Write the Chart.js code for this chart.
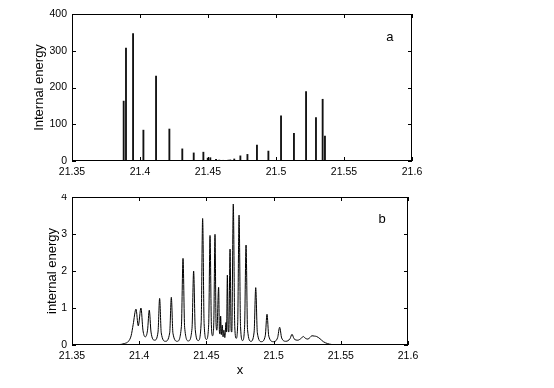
<!DOCTYPE html>
<html>
<head>
<meta charset="utf-8">
<script src="https://cdn.jsdelivr.net/npm/chart.js@4.4.1/dist/chart.umd.min.js"></script>
<style>
  body { margin: 0; background: #fff; }
  .panel { position: absolute; left: 0; width: 554px; height: 194px; }
</style>
</head>
<body>
<div class="panel" style="top:0"><canvas id="chartA" width="554" height="194"></canvas></div>
<div class="panel" style="top:194px"><canvas id="chartB" width="554" height="194"></canvas></div>
<script>
// x ticks shared by both panels
const xTicks = [21.35, 21.4, 21.45, 21.5, 21.55, 21.6]

// panel a: spike positions and heights
const spikeX = [21.3880, 21.3897, 21.3949, 21.4025, 21.4118, 21.4216, 21.4311, 21.4395, 21.4466, 21.4498,
                21.4517, 21.4559, 21.4583, 21.4613, 21.4650, 21.4664, 21.4693, 21.4738, 21.4790, 21.4860,
                21.4944, 21.5037, 21.5132, 21.5221, 21.5294, 21.5343, 21.5360]
const spikeY = [163, 307, 347, 84, 231, 87, 33, 22, 24, 8,
                9, 4.5, 2.5, 2, 2.5, 3, 5.5, 14, 18, 43,
                27, 123, 75, 189, 118, 168, 68]
const yTicksA = [0, 100, 200, 300, 400]

// panel b: curve read point by point (peaks, feet, valleys)
const curveX = [21.3800, 21.3850, 21.3890, 21.3920, 21.3940, 21.3955, 21.3976, 21.3993, 21.4013, 21.4028,
                21.4045, 21.4062, 21.4075, 21.4088, 21.4115, 21.4140, 21.4152, 21.4164, 21.4195, 21.4227,
                21.4239, 21.4251, 21.4283, 21.4314, 21.4326, 21.4338, 21.4366, 21.4393, 21.4405, 21.4417,
                21.4440, 21.4461, 21.4472, 21.4483, 21.4500, 21.4517, 21.4527, 21.4537, 21.4546, 21.4555,
                21.4564, 21.4572, 21.4578, 21.4591, 21.4597, 21.4601, 21.4606, 21.4611, 21.4618, 21.4624,
                21.4630, 21.4637, 21.4646, 21.4650, 21.4656, 21.4662, 21.4667, 21.4676, 21.4684, 21.4689,
                21.4700, 21.4711, 21.4722, 21.4733, 21.4743, 21.4754, 21.4769, 21.4784, 21.4795, 21.4806,
                21.4831, 21.4855, 21.4867, 21.4879, 21.4909, 21.4938, 21.4951, 21.4964, 21.4998, 21.5030,
                21.5045, 21.5060, 21.5091, 21.5122, 21.5137, 21.5152, 21.5180, 21.5205, 21.5221, 21.5237,
                21.5255, 21.5270, 21.5286, 21.5305, 21.5320, 21.5345, 21.5370, 21.5400, 21.5430, 21.5480,
                21.5600]
const curveY = [0.00, 0.01, 0.04, 0.10, 0.25, 0.55, 0.97, 0.52, 1.00, 0.40,
                0.22, 0.40, 0.94, 0.35, 0.13, 0.35, 1.26, 0.33, 0.10, 0.33,
                1.29, 0.32, 0.10, 0.50, 2.34, 0.48, 0.11, 0.45, 2.00, 0.42,
                0.12, 0.60, 3.42, 0.58, 0.15, 0.55, 2.96, 0.55, 0.25, 0.60,
                2.99, 0.55, 0.40, 1.56, 0.35, 0.30, 0.78, 0.28, 0.54, 0.22,
                0.40, 0.20, 0.61, 0.35, 1.89, 0.40, 0.35, 2.59, 0.40, 0.35,
                3.81, 0.50, 0.18, 0.60, 3.51, 0.50, 0.12, 0.48, 2.70, 0.42,
                0.10, 0.35, 1.55, 0.33, 0.09, 0.25, 0.83, 0.24, 0.09, 0.20,
                0.48, 0.19, 0.10, 0.17, 0.29, 0.17, 0.13, 0.18, 0.23, 0.18,
                0.16, 0.20, 0.25, 0.24, 0.23, 0.17, 0.09, 0.04, 0.015, 0.004,
                0.00]
const yTicksB = [0, 1, 2, 3, 4]

const FONT = "'Liberation Sans', Arial, Helvetica, sans-serif"

// box round the axes, inward ticks on all four sides, panel letter
const boxPlugin = {
    id: 'box',
    afterDraw(chart, args, opts) {
        const {ctx, chartArea: a} = chart
        const x = chart.scales.x, y = chart.scales.y
        ctx.save()
        ctx.strokeStyle = '#000'
        ctx.lineWidth = 1
        ctx.strokeRect(a.left + 0.5, a.top + 0.5, a.right - a.left - 1, a.bottom - a.top - 1)
        ctx.beginPath()
        xTicks.forEach(v => {
            const p = Math.round(x.getPixelForValue(v)) + 0.5
            ctx.moveTo(p, a.bottom); ctx.lineTo(p, a.bottom - 4)
            ctx.moveTo(p, a.top); ctx.lineTo(p, a.top + 4)
        })
        opts.yTicks.forEach(v => {
            const p = Math.round(y.getPixelForValue(v)) + 0.5
            ctx.moveTo(a.left, p); ctx.lineTo(a.left + 4, p)
            ctx.moveTo(a.right, p); ctx.lineTo(a.right - 4, p)
        })
        ctx.stroke()
        ctx.fillStyle = '#000'
        ctx.font = '13px ' + FONT
        ctx.textAlign = 'center'
        ctx.textBaseline = 'middle'
        ctx.fillText(opts.label, x.getPixelForValue(opts.at[0]), y.getPixelForValue(opts.at[1]))
        ctx.restore()
    }
}

function scales(yTicks, yMax, yTitle, yWidth, xHeight, xTitle) {
    return {
        x: {
            type: 'linear', min: 21.35, max: 21.6, offset: false,
            grid: {display: false, drawTicks: false, offset: false},
            border: {display: false},
            afterBuildTicks: s => { s.ticks = xTicks.map(v => ({value: v})) },
            afterFit: s => { s.height = xHeight; s.paddingLeft = 0; s.paddingRight = 0 },
            ticks: {color: '#000', padding: 5, maxRotation: 0, autoSkip: false,
                    font: {family: FONT, size: 10.5}, callback: v => String(+v.toFixed(2))},
            title: {display: !!xTitle, text: xTitle, color: '#000',
                    font: {family: FONT, size: 13}, padding: {top: 0, bottom: 10}}
        },
        y: {
            min: 0, max: yMax,
            grid: {display: false, drawTicks: false},
            border: {display: false},
            afterBuildTicks: s => { s.ticks = yTicks.map(v => ({value: v})) },
            afterFit: s => { s.width = yWidth; s.paddingTop = 0; s.paddingBottom = 0 },
            ticks: {color: '#000', padding: 5, font: {family: FONT, size: 10.5}},
            title: {display: true, text: yTitle, color: '#000',
                    font: {family: FONT, size: 13}, padding: 0}
        }
    }
}

new Chart('chartA', {
    type: 'bar',
    data: {
        datasets: [{
            data: spikeX.map((x, i) => ({x: x, y: spikeY[i]})),
            backgroundColor: '#111',
            barThickness: 1.2
        }]
    },
    options: {
        responsive: false, animation: false, devicePixelRatio: 1,
        layout: {padding: {left: 32, right: 142, top: 14, bottom: 0}},
        plugins: {legend: {display: false}, tooltip: {enabled: false},
                  box: {yTicks: yTicksA, label: 'a', at: [21.5838, 337]}},
        scales: scales(yTicksA, 400, 'Internal energy', 40, 33, '')
    },
    plugins: [boxPlugin]
});

new Chart('chartB', {
    type: 'line',
    data: {
        datasets: [{
            data: curveX.map((x, i) => ({x: x, y: curveY[i]})),
            borderColor: '#000',
            borderWidth: 1,
            pointRadius: 0,
            fill: false,
            cubicInterpolationMode: 'monotone'
        }]
    },
    options: {
        responsive: false, animation: false, devicePixelRatio: 1,
        layout: {padding: {left: 45, right: 146, top: 3, bottom: 0}},
        plugins: {legend: {display: false}, tooltip: {enabled: false},
                  box: {yTicks: yTicksB, label: 'b', at: [21.5807, 3.4]}},
        scales: scales(yTicksB, 4, 'internal energy', 27, 43, 'x')
    },
    plugins: [boxPlugin]
});
</script>
</body>
</html>
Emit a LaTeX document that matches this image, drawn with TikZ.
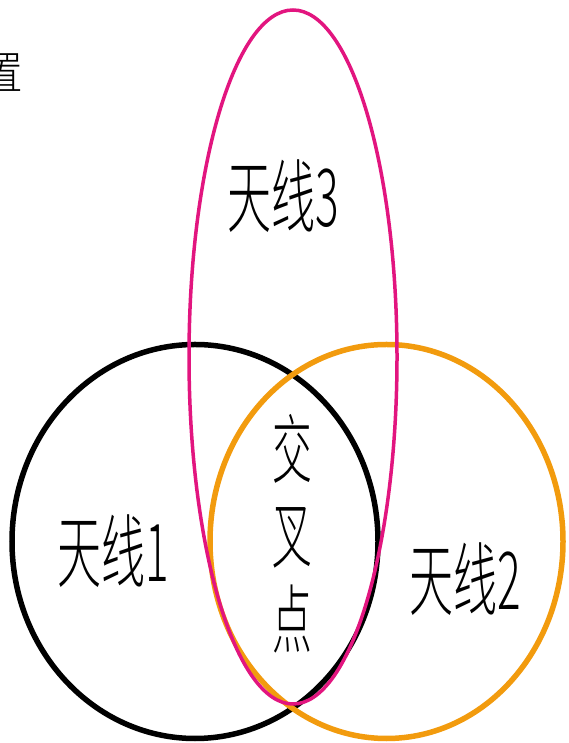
\documentclass[tikz,border=0pt]{standalone}
\usepackage{fontspec}
\newfontfamily\cjk{Noto Sans CJK SC}[UprightFont={* Light}]
\usepackage{tikz}
\usepackage{xcolor}
\definecolor{naranjaant}{HTML}{F29B0E}
\definecolor{magentaant}{HTML}{E2157F}

\begin{document}
\begin{tikzpicture}[x=1pt,y=1pt,
        etiqueta/.style={font=\cjk\fontsize{80}{80}\selectfont, xscale=0.55, inner sep=0pt},
        vertical/.style={font=\cjk\fontsize{75}{85}\selectfont, xscale=0.53, inner sep=0pt, align=center}]
        \useasboundingbox (0,0) rectangle (569,743);

        % Antena 1 y antena 2
        \draw[black, line width=5.5pt] (195,201.5) ellipse [x radius=183, y radius=197];
        \draw[naranjaant, line width=5.5pt] (386.5,201.5) ellipse [x radius=176.5, y radius=197];

        % Antena 3
        \draw[magentaant, line width=3.5pt] (293,386) ellipse [x radius=104, y radius=347];

        % Etiquetas
        \node[etiqueta] (ant1) at (113.5,191.5) {天线1};
        \node[etiqueta] (ant2) at (465,163.5) {天线2};
        \node[etiqueta] (ant3) at (283.5,547) {天线3};
        \node[vertical] (cruce) at (292.5,209) {交\\叉\\点};

        % Texto cortado arriba a la izquierda
        \node[font=\cjk\fontsize{45}{45}\selectfont, xscale=0.9, inner sep=0pt, anchor=east] (resto) at (23,670) {置};
    \end{tikzpicture}
\end{document}
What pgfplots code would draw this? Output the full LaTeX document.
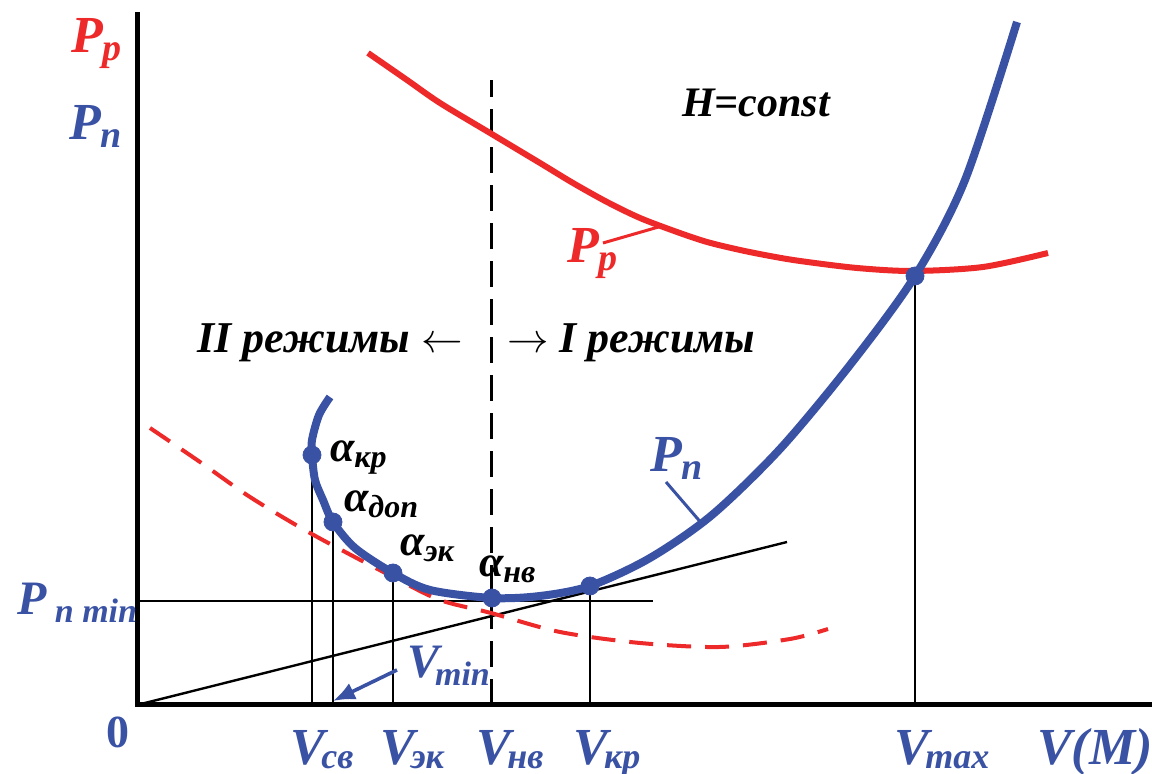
\documentclass[border=0pt]{standalone}
\usepackage{fontspec}
\setmainfont{Liberation Serif}[BoldItalicFont={Liberation Serif Bold Italic}]
\usepackage{pgfplots}
\pgfplotsset{compat=1.18}
\usetikzlibrary{arrows.meta}
\definecolor{pred}{RGB}{237,41,41}
\definecolor{pblue}{RGB}{58,82,164}
% size-and-shape helper, and a lowered index
\newcommand{\tx}[1]{\fontsize{#1}{#1}\selectfont\bfseries\itshape}
\newcommand{\sub}[3]{\raisebox{-#1}{\fontsize{#2}{#2}\selectfont #3}}
\begin{document}
\begin{tikzpicture}
\begin{axis}[hide axis, scale only axis, width=576pt, height=387pt,
  xmin=-137, xmax=1015, ymin=-69, ymax=705, clip=false]

% tangent from the origin and the P_n min level
\addplot[black, line width=1.2pt] coordinates {(0,0) (650,163)};
\addplot[black, line width=1.2pt] coordinates {(0,104) (516,104)};
% projections of the characteristic points
\addplot[black, line width=1.2pt] coordinates {(175,0) (175,250)};
\addplot[black, line width=1.2pt] coordinates {(196,0) (196,183)};
\addplot[black, line width=1.2pt] coordinates {(256,0) (256,132)};
\addplot[black, line width=1.2pt] coordinates {(453,0) (453,119)};
\addplot[black, line width=1.2pt] coordinates {(778,0) (778,429)};
% boundary between regimes
\addplot[black, line width=1.5pt, dash pattern=on 13pt off 6pt] coordinates {(354,0) (354,625)};

% axes
\addplot[black, line width=2.5pt, line join=miter] coordinates {(0,693) (0,0) (1015,0)};

% required power at a lower altitude (dashed)
\addplot[pred, line width=2pt, dash pattern=on 12pt off 7pt, smooth, tension=0.5] coordinates {
  (13,277) (63,243) (113,208) (173,172) (256,128) (303,105) (354,92)
  (423,73) (503,62) (583,58) (653,66) (691,76)};

% available power P_p
\addplot[pred, line width=3pt, smooth, tension=0.5] coordinates {
  (231,652) (270,625) (303,602) (353,572) (403,542) (436,522) (470,503)
  (503,487) (540,473) (570,463) (603,455) (633,449) (663,444) (720,437)
  (776,434) (846,438) (911,452)};

% required power P_n
\addplot[pblue, line width=4pt, smooth, tension=0.5] coordinates {
  (193,308) (182,290) (175,265) (175,250) (178,225) (186,205) (196,183)
  (218,157) (256,132) (293,115) (355,107) (403,109) (453,119) (513,147)
  (575,190) (643,256) (713,340) (778,429) (828,525) (880,683)};

% characteristic points
\addplot[only marks, mark=*, mark size=4.5pt, pblue] coordinates {
  (175,250) (196,183) (256,132) (355,107) (453,119) (778,429)};

% leader lines
\addplot[pred, line width=1.5pt] coordinates {(466,462) (525,479)};
\addplot[pblue, line width=1.5pt] coordinates {(529,223) (566,180)};
% V_min pointer
\addplot[pblue, line width=1.8pt, -{Latex[length=11pt,width=9pt]}] coordinates {(260,35) (196,4)};

% axis titles
\node[anchor=base west, text=pred] at (axis cs:-73,652) {\tx{26pt}P\sub{4pt}{19pt}{p}};
\node[anchor=base west, text=pblue] at (axis cs:-75,565) {\tx{26pt}P\sub{4pt}{19pt}{n}};
\node[anchor=base west, text=pblue] at (axis cs:-127,90) {\tx{24pt}P\sub{4pt}{17pt}{ n min}};
\node[anchor=base, text=pblue] at (axis cs:-19,-43) {\fontsize{23pt}{23pt}\selectfont\bfseries 0};

% speeds on the V axis
\node[anchor=base, text=pblue] at (axis cs:185,-60) {\tx{26pt}V\kern-2pt\sub{2pt}{18pt}{св}};
\node[anchor=base, text=pblue] at (axis cs:275,-60) {\tx{26pt}V\kern-2pt\sub{2pt}{18pt}{эк}};
\node[anchor=base, text=pblue] at (axis cs:373,-60) {\tx{26pt}V\kern-2pt\sub{2pt}{18pt}{нв}};
\node[anchor=base, text=pblue] at (axis cs:470,-60) {\tx{26pt}V\kern-2pt\sub{2pt}{18pt}{кр}};
\node[anchor=base, text=pblue] at (axis cs:805,-60) {\tx{26pt}V\kern-2pt\sub{2pt}{18pt}{max}};
\node[anchor=base, text=pblue] at (axis cs:958,-60) {\tx{26pt}V(M)};
\node[anchor=base west, text=pblue] at (axis cs:263,27) {\tx{24pt}V\kern-2pt\sub{4pt}{17pt}{min}};

% angles of attack
\node[anchor=base west] at (axis cs:186,243) {\tx{22pt}α\sub{3pt}{16pt}{кр}};
\node[anchor=base west] at (axis cs:200,193) {\tx{22pt}α\sub{3pt}{16pt}{доп}};
\node[anchor=base west] at (axis cs:256,149) {\tx{22pt}α\sub{3pt}{16pt}{эк}};
\node[anchor=base west] at (axis cs:335,128) {\tx{22pt}α\sub{3pt}{16pt}{нв}};

% curve names
\node[anchor=base west, text=pred] at (axis cs:423,442) {\tx{26pt}P\sub{4pt}{19pt}{p}};
\node[anchor=base west, text=pblue] at (axis cs:506,233) {\tx{26pt}P\sub{4pt}{19pt}{n}};
\node[anchor=base west] at (axis cs:538,588) {\tx{21pt}H=const};

% regimes
\node[anchor=base east] at (axis cs:333,352) {\tx{22pt}II режимы $\leftarrow$};
\node[anchor=base west] at (axis cs:363,352) {\tx{22pt}$\rightarrow$ I режимы};
\end{axis}
\pgfresetboundingbox
\path[use as bounding box] (current axis.south west) rectangle (current axis.north east);
\end{tikzpicture}
\end{document}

- WRITTEN TASK
Copy, from the material, each line that holds the string "this".

- OUTPUT OF THE EXERCISE
Write the Chart.js code for this chart.
Emit a LaTeX document that matches this image, drawn with TikZ.
What pgfplots code would draw this? Output the full LaTeX document.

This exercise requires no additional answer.